Business has been booming for Amazon, and the future looks bright.
One of the surprise contributors to this success is the Amazon Echo, a smart speaker that's capable of answering your questions, playing back music and podcasts, and controlling smart devices in your home.
Disclosure: I don't own an Echo, and I made fun of its debut (because I found the initial ads pretty creepy). But the device has gotten rave reviews from major outlets like CNET, Recode, and The New York Times, to name just a few. And on Amazon.com, it's received more than 44,000 reviews to date, with an average rating of 4.5 stars (out of five).
So how exactly did the Echo come to be?
It seems that the Amazon team started with a form of strategic thinking known as retrograde analysis.
Or, as it's more commonly known, working backwards.
Mike George, vice president of Amazon Echo, said the idea for the device began with a pretend press release (as reported by Yahoo).
We have a thing called "working backwards." The first thing we do is we write a press release, ignoring every technical thing we can't do for now. It's our aspirations. We also write FAQs where we identify every question we would receive as if we issued the press release. We answer the questions in aspirational ways too, ignoring, for the moment, the technical hurdles. In some cases we actually build things.
George goes on to describe how everyone in the room then debates the product, speaking up against any potential pitfalls. Doing so is significant, because agreeing to work on the team is the same as approving the idea. Team members are then expected to commit wholly to the success of the project.
So how can you learn to work backwards? Here are two tips:
1. Start with the end.
Often, planning a project from step one results in overspending on initial stages and rushing (or underfunding) the all-important work that comes later.

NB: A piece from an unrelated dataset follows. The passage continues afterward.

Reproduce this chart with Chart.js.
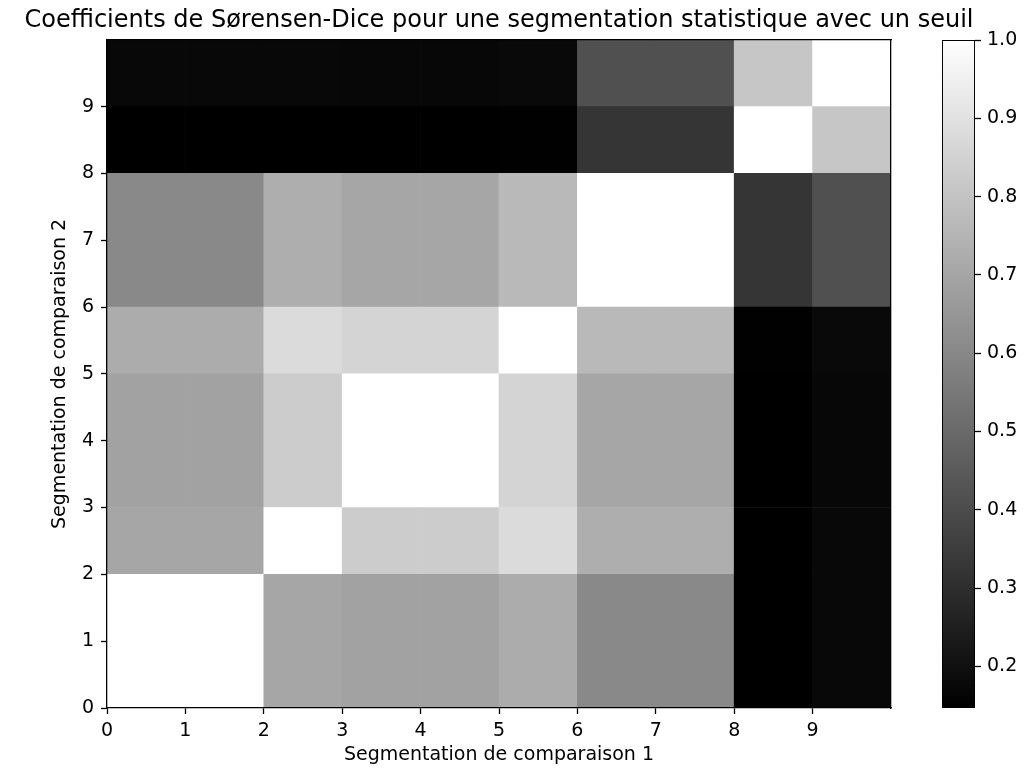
<!DOCTYPE html>
<html>
<head>
<meta charset="utf-8">
<script src="https://cdn.jsdelivr.net/npm/chart.js@4/dist/chart.umd.min.js"></script>
<style>
  html, body { margin: 0; padding: 0; background: #ffffff; }
  #wrap { position: relative; width: 1023px; height: 768px; overflow: hidden; background: #ffffff; }
  #main { position: absolute; left: 0; top: 0; }
  #cbar { position: absolute; left: 930px; top: 0; }
</style>
</head>
<body>
<div id="wrap">
  <canvas id="main" width="998" height="768"></canvas>
  <canvas id="cbar" width="93" height="768"></canvas>
</div>
<script>
// ---- data ----
const titleText = "Coefficients de Sørensen-Dice pour une segmentation statistique avec un seuil";
const xLabel = "Segmentation de comparaison 1";
const yLabel = "Segmentation de comparaison 2";
// cell edges (segment boundaries) on both axes
const xEdges = [0, 2, 3, 5, 6, 8, 9, 10];
const yEdges = [0, 2, 3, 5, 6, 8, 9, 10];
// Dice coefficients, one array per y band (bottom to top), one value per x band
const diceRow0 = [1.000, 0.702, 0.689, 0.722, 0.605, 0.147, 0.174];
const diceRow1 = [0.702, 1.000, 0.829, 0.880, 0.729, 0.148, 0.174];
const diceRow2 = [0.689, 0.829, 1.000, 0.856, 0.702, 0.147, 0.170];
const diceRow3 = [0.722, 0.880, 0.856, 1.000, 0.766, 0.149, 0.177];
const diceRow4 = [0.605, 0.729, 0.702, 0.766, 1.000, 0.324, 0.415];
const diceRow5 = [0.147, 0.148, 0.147, 0.149, 0.324, 1.000, 0.809];
const diceRow6 = [0.174, 0.174, 0.170, 0.177, 0.415, 0.809, 1.000];
const diceRows = [diceRow0, diceRow1, diceRow2, diceRow3, diceRow4, diceRow5, diceRow6];
// tick labels
const xTicks = [0, 1, 2, 3, 4, 5, 6, 7, 8, 9];
const yTicks = [0, 1, 2, 3, 4, 5, 6, 7, 8, 9];
const cbTicks = [0.2, 0.3, 0.4, 0.5, 0.6, 0.7, 0.8, 0.9, 1.0];

// ---- colour map (matplotlib "gray", vmin/vmax = data range) ----
const allVals = diceRows.flat();
const vmin = Math.min(...allVals);
const vmax = Math.max(...allVals);
function grayFor(v) {
  const g = Math.round(Math.max(0, Math.min(1, (v - vmin) / (vmax - vmin))) * 255);
  return 'rgb(' + g + ',' + g + ',' + g + ')';
}

// ---- build floating-bar datasets: one per y band, one bar per unit of x ----
const datasets = diceRows.map((row, j) => {
  const data = [];
  const colors = [];
  for (let i = 0; i < xEdges.length - 1; i++) {
    for (let u = xEdges[i]; u < xEdges[i + 1]; u++) {
      data.push({ x: u + 0.5, y: [yEdges[j], yEdges[j + 1]] });
      colors.push(grayFor(row[i]));
    }
  }
  return {
    data: data,
    backgroundColor: colors,
    borderWidth: 0,
    barPercentage: 1.0,
    categoryPercentage: 1.0,
    grouped: false,
    xAxisID: 'x',
    yAxisID: 'y'
  };
});

const FONT = 'DejaVu Sans';
const tickFont = { family: FONT, size: 19 };
const axisBlack = '#000000';
const TL = 6;
const LW = 1.3;

new Chart(document.getElementById('main').getContext('2d'), {
  type: 'bar',
  data: { datasets: datasets },
  options: {
    responsive: false,
    animation: false,
    events: [],
    layout: { padding: 0 },
    plugins: {
      legend: { display: false },
      tooltip: { enabled: false },
      title: {
        display: true,
        text: titleText,
        color: axisBlack,
        font: { family: FONT, size: 24, weight: 'normal' },
        padding: { top: 6, bottom: 5 }
      }
    },
    scales: {
      x: {
        type: 'linear', position: 'bottom', min: 0, max: 10,
        offset: false, stacked: true,
        afterBuildTicks: s => { s.ticks = xTicks.map(v => ({ value: v })); },
        afterFit: s => { s.height = 60; },
        grid: { display: true, z: 1, drawOnChartArea: false, drawTicks: true, tickLength: TL, tickColor: axisBlack, tickWidth: LW, offset: false },
        border: { display: true, z: 1, color: axisBlack, width: LW },
        ticks: { color: axisBlack, font: tickFont, padding: 6, maxRotation: 0, autoSkip: false },
        title: { display: true, text: xLabel, color: axisBlack, font: tickFont, padding: { top: 0, bottom: 2 } }
      },
      y: {
        type: 'linear', position: 'left', min: 0, max: 10, stacked: false,
        afterBuildTicks: s => { s.ticks = yTicks.map(v => ({ value: v })); },
        afterFit: s => { s.width = 107; },
        grid: { display: true, z: 1, drawOnChartArea: false, drawTicks: true, tickLength: TL, tickColor: axisBlack, tickWidth: LW },
        border: { display: true, z: 1, color: axisBlack, width: LW },
        ticks: { color: axisBlack, font: tickFont, padding: 7, autoSkip: false },
        title: { display: true, text: yLabel, color: axisBlack, font: tickFont, padding: { top: 49, bottom: 0 } }
      },
      xTop: {
        type: 'linear', axis: 'x', position: 'top', min: 0, max: 10,
        afterFit: s => { s.height = 0; },
        grid: { display: false },
        border: { display: true, z: 1, color: axisBlack, width: LW },
        ticks: { display: false }
      },
      yRight: {
        type: 'linear', axis: 'y', position: 'right', min: 0, max: 10,
        afterFit: s => { s.width = 107; },
        grid: { display: false },
        border: { display: true, z: 1, color: axisBlack, width: LW },
        ticks: { display: false }
      }
    }
  }
});

// ---- colour bar ----
new Chart(document.getElementById('cbar').getContext('2d'), {
  type: 'bar',
  data: {
    labels: [''],
    datasets: [{
      data: [[vmin, vmax]],
      backgroundColor: (c) => {
        const chart = c.chart;
        const area = chart.chartArea;
        if (!area) return '#808080';
        const ys = chart.scales.y;
        const g = chart.ctx.createLinearGradient(0, ys.getPixelForValue(vmin), 0, ys.getPixelForValue(vmax));
        g.addColorStop(0, grayFor(vmin));
        g.addColorStop(1, grayFor(vmax));
        return g;
      },
      borderColor: axisBlack,
      borderWidth: LW,
      borderSkipped: false,
      barPercentage: 1.0,
      categoryPercentage: 1.0
    }]
  },
  options: {
    responsive: false,
    animation: false,
    events: [],
    layout: { padding: { left: 12, right: 0, top: 40, bottom: 60 } },
    plugins: { legend: { display: false }, tooltip: { enabled: false } },
    scales: {
      x: { display: false },
      y: {
        position: 'right', min: vmin, max: vmax,
        afterBuildTicks: s => { s.ticks = cbTicks.map(v => ({ value: v })); },
        afterFit: s => { s.width = 48; },
        grid: { display: true, drawOnChartArea: false, drawTicks: true, tickLength: TL, tickColor: axisBlack, tickWidth: LW },
        border: { display: false },
        ticks: { color: axisBlack, font: tickFont, padding: 6, autoSkip: false, callback: v => Number(v).toFixed(1) }
      }
    }
  }
});
</script>
</body>
</html>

Instead, try planning your project by working backwards from the final steps. Often this enables you to allocate time and resources in a more balanced manner.
2. Find the consumer's perspective.
More isn't always better. Too many choices can be paralyzing--for both employee and consumer.
Start by thinking of the consumer, and what he or she truly wants--as opposed to what it's possible to provide. Then narrow things down and focus on the best options.
Putting It Into Practice
Amazon's not the only company working backwards. Retrograde analysis is used in fields such as law, science, medicine, and even the stock market. (Here's a feature detailing how a chess grandmaster uses the technique.)
It's all about learning to see the future.
And that's one thing Amazon's always done well.